Records with drawing code:
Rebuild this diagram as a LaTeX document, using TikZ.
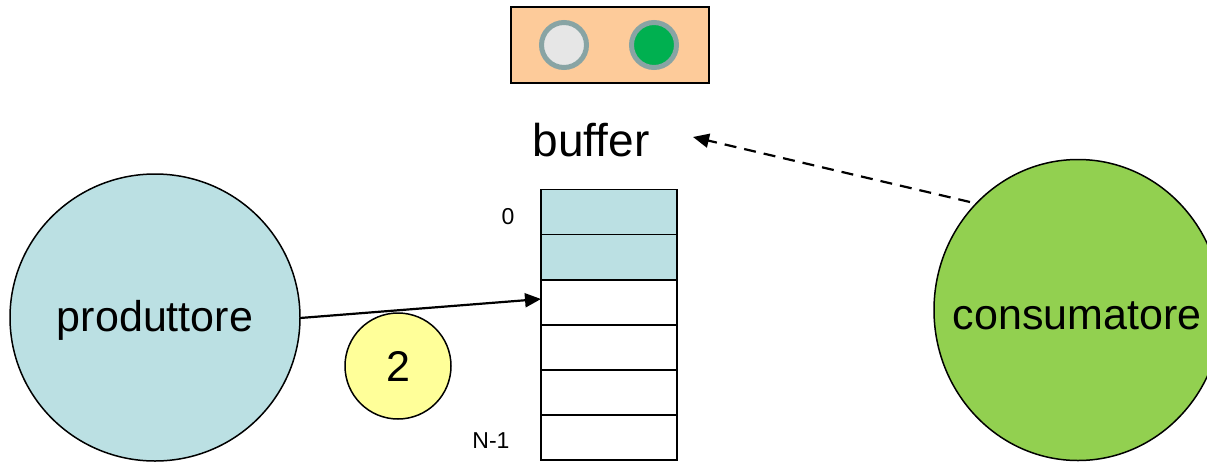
\documentclass[tikz,border=0pt]{standalone}
\usepackage{fontspec}
\setmainfont{Liberation Sans}[Ligatures=NoCommon]
\usetikzlibrary{arrows.meta,shapes.geometric}
\definecolor{peach}{HTML}{FDCB9A}
\definecolor{ringgray}{HTML}{88A4A4}
\definecolor{lightgray}{HTML}{E6E6E6}
\definecolor{ledgreen}{HTML}{00B050}
\definecolor{lightblue}{HTML}{BBE0E3}
\definecolor{limegreen}{HTML}{92D050}
\definecolor{paleyellow}{HTML}{FFFF99}
\tikzset{
  cell/.style={draw=black, line width=1.5pt, minimum width=136pt, minimum height=45pt, inner sep=0pt, outer sep=0pt, fill=white},
  fullcell/.style={cell, fill=lightblue},
  proc/.style={ellipse, draw=black, line width=1.5pt, inner sep=0pt, font=\fontsize{43}{46}\selectfont},
  led/.style={circle, draw=ringgray, line width=5pt, minimum size=45pt, inner sep=0pt},
  idx/.style={font=\fontsize{23}{25}\selectfont},
  arr/.style={line width=2.2pt, -{Triangle[length=16pt,width=14pt]}},
}
\begin{document}
\begin{tikzpicture}[x=1pt,y=-1pt]
\useasboundingbox (0,0) rectangle (1207,464);
% semaphore box
\node[draw=black, line width=2pt, fill=peach, minimum width=198pt, minimum height=76pt, inner sep=0pt] (sem) at (610,45) {};
\node[led, fill=lightgray] (led1) at (564,45) {};
\node[led, fill=ledgreen] (led2) at (654,45) {};
% buffer label
\node[font=\fontsize{46}{50}\selectfont] (buflabel) at (591,140) {buffer};
% cells
\node[fullcell] (c0) at (609,212) {};
\node[fullcell] (c1) at (609,257) {};
\node[cell] (c2) at (609,302.5) {};
\node[cell] (c3) at (609,347.5) {};
\node[cell] (c4) at (609,392.5) {};
\node[cell] (c5) at (609,437.5) {};
\node[idx] (i0) at (508,217) {0};
\node[idx] (iN) at (491,441) {N-1};
% processes
\node[proc, fill=lightblue, minimum width=290pt, minimum height=287pt] (prod) at (155,317.5) {};
\node[font=\fontsize{43}{46}\selectfont] (prodlabel) at (155,320) {produttore};
\node[proc, fill=limegreen, minimum width=288pt, minimum height=301pt] (cons) at (1078,310) {};
\node[font=\fontsize{43}{46}\selectfont] (conslabel) at (1077,316) {consumatore};
\node[proc, fill=paleyellow, minimum size=106pt] (tok) at (398,366) {2};
% arrows
\coordinate (src) at (300,318);
\coordinate (tgt) at (541,299);
\draw[arr] (src) -- (tgt);
\coordinate (dsrc) at (970,202);
\coordinate (dtgt) at (693,137);
\draw[arr, dashed, dash pattern=on 12pt off 8pt] (dsrc) -- (dtgt);
\end{tikzpicture}
\end{document}
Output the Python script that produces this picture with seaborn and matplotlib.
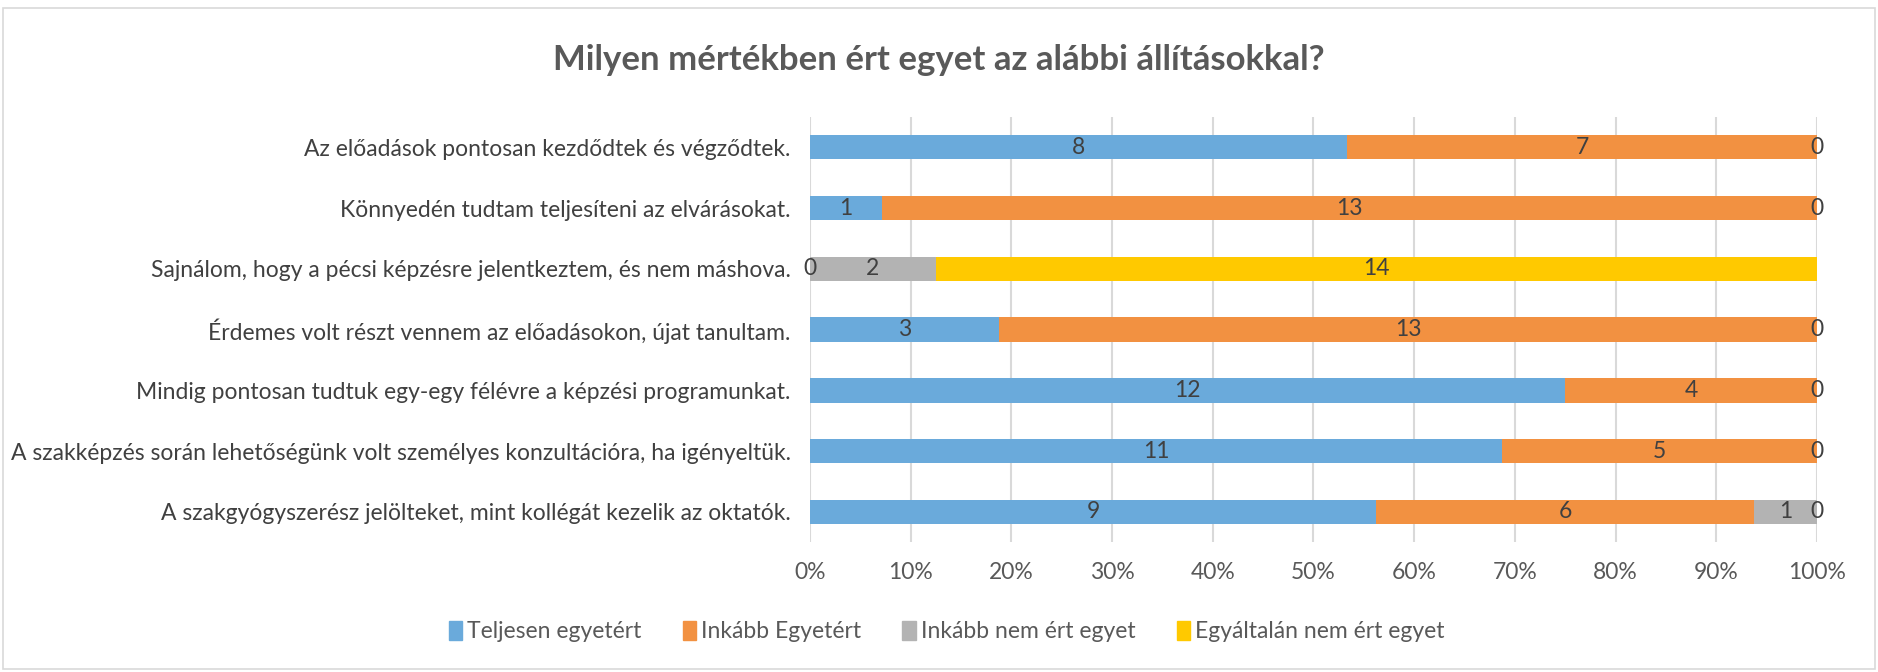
import numpy as np
import pandas as pd
import matplotlib.pyplot as plt
import matplotlib.patches as mpatches
import seaborn as sns

# Data (blank cells = NaN, no label shown)
statements = [
    "Az előadások pontosan kezdődtek és végződtek.",
    "Könnyedén tudtam teljesíteni az elvárásokat.",
    "Sajnálom, hogy a pécsi képzésre jelentkeztem, és nem máshova.",
    "Érdemes volt részt vennem az előadásokon, újat tanultam.",
    "Mindig pontosan tudtuk egy-egy félévre a képzési programunkat.",
    "A szakképzés során lehetőségünk volt személyes konzultációra, ha igényeltük.",
    "A szakgyógyszerész jelölteket, mint kollégát kezelik az oktatók.",
]
series_names = ["Teljesen egyetért", "Inkább Egyetért", "Inkább nem ért egyet", "Egyáltalán nem ért egyet"]
teljesen = [8, 1, np.nan, 3, 12, 11, 9]
inkabb = [7, 13, 0, 13, 4, 5, 6]
inkabb_nem = [0, 0, 2, 0, 0, 0, 1]
egyaltalan = [np.nan, np.nan, 14, np.nan, np.nan, np.nan, 0]
colors = ["#6aaadb", "#f29141", "#b3b3b3", "#ffc900"]

df = pd.DataFrame({n: v for n, v in zip(series_names, [teljesen, inkabb, inkabb_nem, egyaltalan])},
                  index=statements)
vals = df.fillna(0)
pct = vals.div(vals.sum(axis=1), axis=0) * 100
cum = pct.cumsum(axis=1)

sns.set_style("white")
plt.rcParams['font.family'] = ['Lato', 'DejaVu Sans']

fig = plt.figure(figsize=(18.78, 6.72), dpi=100)
fig.patches.append(mpatches.Rectangle((3 / 1878, 3 / 672), 1872 / 1878, 661 / 672,
                                      transform=fig.transFigure, fill=False,
                                      edgecolor="#d9d9d9", linewidth=1.2))
ax = fig.add_axes([0.4313, 0.193, 0.5362, 0.633])

# stacked bars: draw cumulative totals from last series to first
for name, col in reversed(list(zip(series_names, colors))):
    sns.barplot(x=cum[name].values, y=statements, orient="h", color=col,
                width=0.4, ax=ax, linewidth=0, saturation=1)

# data labels centred in each segment
for i, st in enumerate(statements):
    for name in series_names:
        v = df.loc[st, name]
        if np.isnan(v):
            continue
        xc = cum.loc[st, name] - pct.loc[st, name] / 2
        ax.text(xc, i, f"{int(v)}", ha="center", va="center", fontsize=16.5, color="#404040")

ax.set_xlim(0, 100)
ax.set_ylim(6.5, -0.5)
ax.set_xticks(np.arange(0, 101, 10))
ax.set_xticklabels([f"{t}%" for t in range(0, 101, 10)], fontsize=16.5, color="#595959")
ax.tick_params(axis="y", labelsize=16.5, labelcolor="#404040", length=0, pad=14)
ax.tick_params(axis="x", length=0, pad=14)
ax.xaxis.grid(True, color="#d9d9d9", linewidth=1.5)
ax.set_axisbelow(True)
ax.set_xlabel("")
ax.set_ylabel("")
for s in ax.spines.values():
    s.set_visible(False)

fig.text(0.5, 0.91, "Milyen mértékben ért egyet az alábbi állításokkal?",
         ha="center", va="center", fontsize=25, fontweight="bold", color="#595959")

handles = [mpatches.Patch(color=c, label=n) for n, c in zip(series_names, colors)]
fig.legend(handles=handles, loc="center", bbox_to_anchor=(0.504, 0.06), ncol=4,
           frameon=False, fontsize=16.5, handlelength=0.6, handleheight=0.9,
           handletextpad=0.2, columnspacing=1.8, labelcolor="#595959")

plt.savefig("out.png", dpi=100)
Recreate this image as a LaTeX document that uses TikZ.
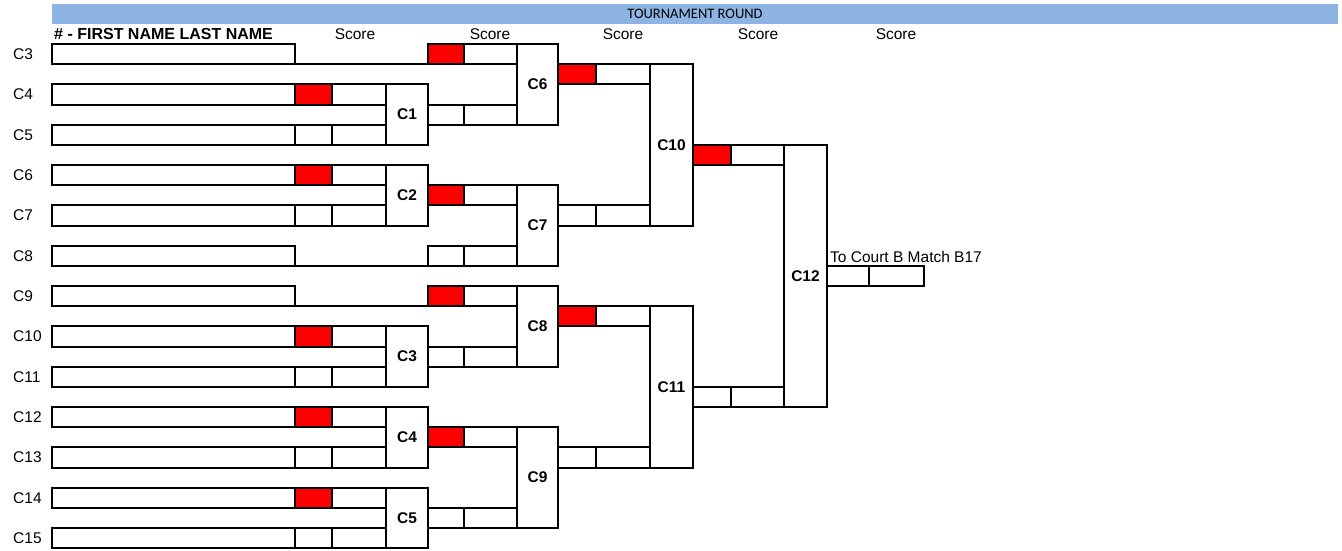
\documentclass[tikz,border=0pt]{standalone}
\usepackage{fontspec}
\setmainfont{Liberation Sans}
\newfontfamily\calib{Carlito}
\definecolor{barblue}{RGB}{142,180,227}
\definecolor{cellred}{RGB}{255,0,0}
% name, x1, x2, row1, row2, style, text
\newcommand\bcell[7]{\node[#6, minimum width={(#3)-(#2)}, minimum height={((#5)-(#4))*20.17}] (#1) at ({((#2)+(#3))/2},{44+20.17*((#4)+(#5))/2}) {#7};}
\begin{document}
\begin{tikzpicture}[x=1pt,y=-1pt,
  txt/.style={font=\fontsize{15.5}{18}\selectfont},
  cellst/.style={draw=black, line width=2pt, inner sep=0pt, outer sep=0pt},
  redcell/.style={cellst, fill=cellred},
  matchbox/.style={cellst, font=\fontsize{15.5}{18}\selectfont\bfseries},
  plab/.style={txt, anchor=west, inner sep=0pt},
  link/.style={draw=black, line width=2pt},
]
\useasboundingbox (0,0) rectangle (1342,551);
% title bar
\node[fill=barblue, minimum width=1286, minimum height=20, inner sep=0pt,
      font=\calib\fontsize{14.5}{17}\selectfont] (bar) at (695,14) {TOURNAMENT ROUND};
% header row
\node[anchor=base west, inner sep=0pt, font=\fontsize{16}{18}\selectfont\bfseries] (hdr) at (54,39.5) {\# - FIRST NAME LAST NAME};
\foreach \x/\n in {355/1,490/2,623/3,758/4,896/5}
  \node[txt, anchor=base, inner sep=0pt] (score\n) at (\x,39.5) {Score};
% player name boxes and labels
\foreach \i in {0,...,12} {
  \pgfmathtruncatemacro\r{2*\i}
  \pgfmathtruncatemacro\c{\i+3}
  \bcell{n\i}{52}{295}{\r}{\r+1}{cellst}{}
  \node[plab] (lab\i) at (13,{44+20.17*(\r+0.5)}) {C\c};
}
% round 1 score cells
\foreach \i/\st in {1/redcell,2/cellst,3/redcell,4/cellst,7/redcell,8/cellst,9/redcell,10/cellst,11/redcell,12/cellst} {
  \pgfmathtruncatemacro\r{2*\i}
  \bcell{a\i}{295}{332}{\r}{\r+1}{\st}{}
  \bcell{b\i}{332}{386}{\r}{\r+1}{cellst}{}
}
% round 1 matches
\bcell{m1}{386}{428}{2}{5}{matchbox}{C1}
\bcell{m2}{386}{428}{6}{9}{matchbox}{C2}
\bcell{m3}{386}{428}{14}{17}{matchbox}{C3}
\bcell{m4}{386}{428}{18}{21}{matchbox}{C4}
\bcell{m5}{386}{428}{22}{25}{matchbox}{C5}
% round 2 score cells
\foreach \r/\st in {0/redcell,3/cellst,7/redcell,10/cellst,12/redcell,15/cellst,19/redcell,23/cellst} {
  \bcell{p\r a}{428}{464}{\r}{\r+1}{\st}{}
  \bcell{p\r b}{464}{517}{\r}{\r+1}{cellst}{}
}
% byes: lines under the name box
\draw[link] (n0.south east) -- (p0a.south west);
\draw[link] (n5.south east) -- (p10a.south west);
\draw[link] (n6.south east) -- (p12a.south west);
% round 2 matches
\bcell{m6}{517}{558}{0}{4}{matchbox}{C6}
\bcell{m7}{517}{558}{7}{11}{matchbox}{C7}
\bcell{m8}{517}{558}{12}{16}{matchbox}{C8}
\bcell{m9}{517}{558}{19}{24}{matchbox}{C9}
% round 3 score cells
\foreach \r/\st in {1/redcell,8/cellst,13/redcell,20/cellst} {
  \bcell{q\r a}{558}{596}{\r}{\r+1}{\st}{}
  \bcell{q\r b}{596}{650}{\r}{\r+1}{cellst}{}
}
% round 3 matches
\bcell{m10}{650}{693}{1}{9}{matchbox}{C10}
\bcell{m11}{650}{693}{13}{21}{matchbox}{C11}
% round 4 score cells
\foreach \r/\st in {5/redcell,17/cellst} {
  \bcell{t\r a}{693}{731}{\r}{\r+1}{\st}{}
  \bcell{t\r b}{731}{784}{\r}{\r+1}{cellst}{}
}
% final
\bcell{m12}{784}{827}{5}{18}{matchbox}{C12}
\bcell{fa}{827}{869}{11}{12}{cellst}{}
\bcell{fb}{869}{924}{11}{12}{cellst}{}
\node[txt, anchor=base west, inner sep=0pt] (tocourt) at (830,262) {To Court B Match B17};
\end{tikzpicture}
\end{document}
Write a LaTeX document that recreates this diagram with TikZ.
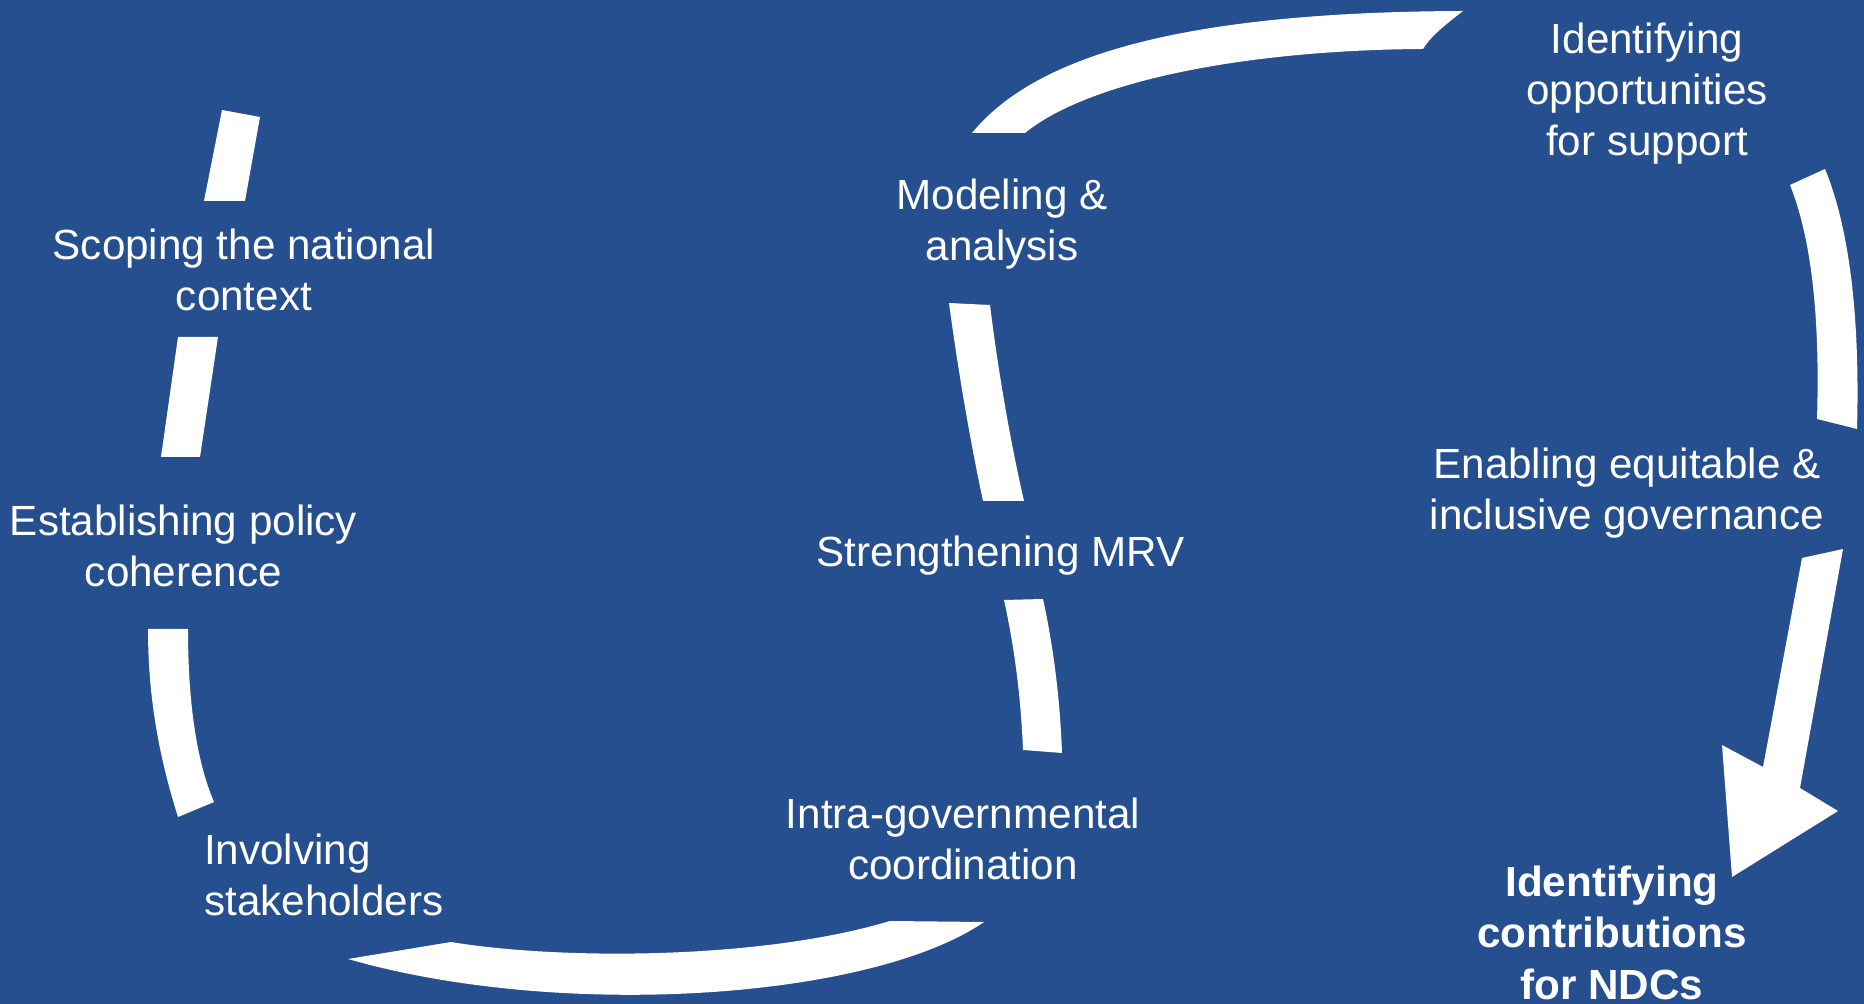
\documentclass[tikz,border=0pt]{standalone}
\usepackage{fontspec}
\setmainfont{Liberation Sans}
\definecolor{fondo}{RGB}{37,79,143}

\begin{document}
\begin{tikzpicture}[x=0.01cm, y=-0.01cm,
	etiqueta/.style={text=white, align=center, inner sep=0pt, anchor=north,
		font=\fontsize{12}{14.5}\selectfont},
	banda/.style={fill=white, draw=none}]

	% 0. Fondo y margenes
	\fill[fondo] (0,0) rectangle (1864,1004);
	\useasboundingbox (0,0) rectangle (1864,1004);

	% 1. Nodos del ciclo izquierdo
	\node[etiqueta] (scope) at (244, 228) {Scoping the national\\context};
	\node[etiqueta] (policy) at (183.5, 504) {Establishing policy\\coherence};
	\node[etiqueta, anchor=north west, align=left] (stake) at (203.5, 833) {Involving\\stakeholders};
	\node[etiqueta] (intra) at (963, 797) {Intra-governmental\\coordination};
	\node[etiqueta] (mrv) at (1000.5, 535) {Strengthening MRV};
	\node[etiqueta] (model) at (1002, 178) {Modeling \&\\analysis};

	% Nodos del ciclo derecho
	\node[etiqueta] (support) at (1647, 22) {Identifying\\opportunities\\for support};
	\node[etiqueta] (gov) at (1627, 447) {Enabling equitable \&\\inclusive governance};
	\node[etiqueta, font=\fontsize{12}{14.7}\selectfont\bfseries] (ndc) at (1612, 865) {Identifying\\contributions\\for NDCs};

	% 2. Bandas blancas (ciclo izquierdo)
	\fill[banda] (222,110) -- (260,117) -- (245,201) -- (204,201) -- cycle;
	\fill[banda] (178,337) -- (218,337) -- (200,457) -- (161,457) -- cycle;
	\fill[banda] (148,629) -- (188,629) .. controls (188,700) and (196,760) .. (214,802)
		-- (178,817) .. controls (160,760) and (148,700) .. (148,629) -- cycle;
	\fill[banda] (348,959) -- (451,942) .. controls (560,960) and (760,960) .. (890,921)
		-- (984,922) .. controls (870,1000) and (560,1020) .. (348,959) -- cycle;
	\fill[banda] (1004,600) -- (1043,599) .. controls (1054,650) and (1060,700) .. (1062,753)
		-- (1023,750) .. controls (1021,700) and (1015,650) .. (1004,600) -- cycle;
	\fill[banda] (949,303) -- (990,305) .. controls (998,370) and (1010,440) .. (1024,501)
		-- (983,501) .. controls (970,440) and (958,370) .. (949,303) -- cycle;

	% 3. Bandas blancas (ciclo derecho) y flecha final
	\fill[banda] (972,133) .. controls (1040,50) and (1200,12) .. (1463,11)
		.. controls (1445,25) and (1430,37) .. (1423,49)
		.. controls (1250,50) and (1090,80) .. (1025,133) -- cycle;
	\fill[banda] (1790,185) -- (1825,169) .. controls (1850,230) and (1860,320) .. (1857,429)
		-- (1817,419) .. controls (1820,320) and (1812,240) .. (1790,185) -- cycle;
	\fill[banda] (1802,558) -- (1843,549) -- (1800,788) -- (1838,811) -- (1732,877)
		-- (1722,745) -- (1763,767) -- cycle;

\end{tikzpicture}
\end{document}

» YOUR TASK:
Go through the preceding material and copy each line that has the word "this".

» EXERCISE OUTPUT:
Rebuild this diagram as a LaTeX document, using TikZ.
Output the Python script that produces this picture with seaborn and matplotlib.
Recreate this image as a LaTeX document that uses TikZ.
Write a LaTeX document that recreates this diagram with TikZ.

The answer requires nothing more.